Auf der Krämerbrücke in Erfurt gibt es allerhand schönes zu sehen: Kleine Geschäfte bieten die verschiedensten Waren feil. Man fühlt sich angesichts der schmalen Fachwerkhäuser in eine Zeit zurückversetzt, die längst vergangen ist. Gerne kaufen Einheimische wie Touristen hier Geschenke und Mitbringsel.
Ein besonderes und unmittelbares Geschenk befindet sich aber auf der rechten Seite vom Benediktsplatz kommend am Fuße der Krämerbrücke: das „Theatrum Mundi" des Puppenschnitzers und Holzbildhauers Martin Gobsch.
"Theatrum Mundi" bedeutet soviel wie Welttheater; tatsächlich ist hier eine ganze Welt im Kleinen dargestellt. Der Ursprung dieser Theaterform reicht in die Zeit der Renaissance und des Barock zurück, den Zuschauern sollten die Eitelkeiten und Nichtigkeiten der Welt vor Augen geführt werden. Im Wandel der Zeit änderte sich die Metaphorik des Welttheaters. Seine Sinnhaftigkeit formte sich durch die Darstellung lehrreicher Geschichten und unterhaltsamer Aufführungen um.
„[...] Während aber bei einem wirklichen Theater die Verwandlungen der Szenerien fast ausschließlich hinter geschlossenem Vorhang erfolgen, vollziehen sich hier die Veränderungen in stetem Gange ohne Unterbrechung der Handlung vor den Augen des Beschauers. [...] Kein leitender Draht, keine regierende Hand ist dabei zu sehen, nichts verrät das wunderbare Getriebe. Nur die geistreich benutzten Forschungen auf dem Gebiete der Mechanik und die angewandten Erfahrungen ermöglichen die reiche Handlung. Kunst und Mechanik feiern in diesem Theater gleiche Triumphe."
(Rieser Volksblatt 23. Oktober 1891. In: Hermann Sagemüller: Kunstreiter Gaukler Wasserspringer., S. 82f )
Vor dem Haus 2 auf der Krämerbrücke sammeln sich oft viele Menschen, um an jenem mechanischem Theatervorspiel teilzuhaben. Gezeigt wird hier die Welt des „Schneewittchen". Nach Münzeinwurft (je nach Länge 1 oder 2 Euro) erwacht die böse Königin aus dem Schlaf und liftet einen unter ihrem Umhang verborgenen Spiegel, durch den der Zuschauer die Szenerien des grimmschen Märchens, dargestellt durch 20 bewegliche Figuren, betrachten kann. Selbst der Vorhang, hinter dem in einem klassischen Theater alle Umbaumaßnahmen abspielen, wird hier durch den Umhang der Königin ausgestellt und erhält einen zentralen Platz im Stück.

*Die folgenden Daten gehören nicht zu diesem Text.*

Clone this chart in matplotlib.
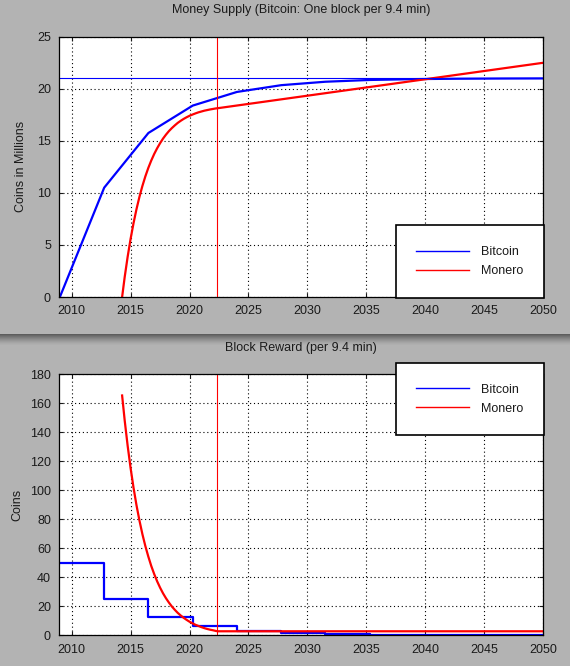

Das Erfurt Theatrum Mundi fügt sich perfekt in die Gestaltung der Krämerbrücke ein. Neben diesem Theater befindet sich ebenfalls Gobschs Puppenwerkstadt, die nicht nur Schauwerkstatt sondern auch Krämerladen ist. Schauen sie doch auch einmal hinein!
2017 soll es in Erfurt ein zweites, größeres Theatrum Mundi geben. Die Kinder- und Jugendbibliothek in der Marktstraße möchte in ihrem Schaufenster gern auch solch ein mechanisches Theater haben. Puppenbauer Martin Gobsch hat bereits zugesagt und hierfür auch schon eine Idee erarbeitet. Ein Bücherkauz soll hier die zentrale Figur sein. Vielleicht wird Ende 2014 bereits ein erster Teil des großen Ganzen im Schaufenster zu sehen sein. Wir sind gespannt.
Die Finanzi erung wird von Spenden getragen. Für Interessierte liegen Faltblätter in der Bibbliothek und der Puppenwerkstatt aus.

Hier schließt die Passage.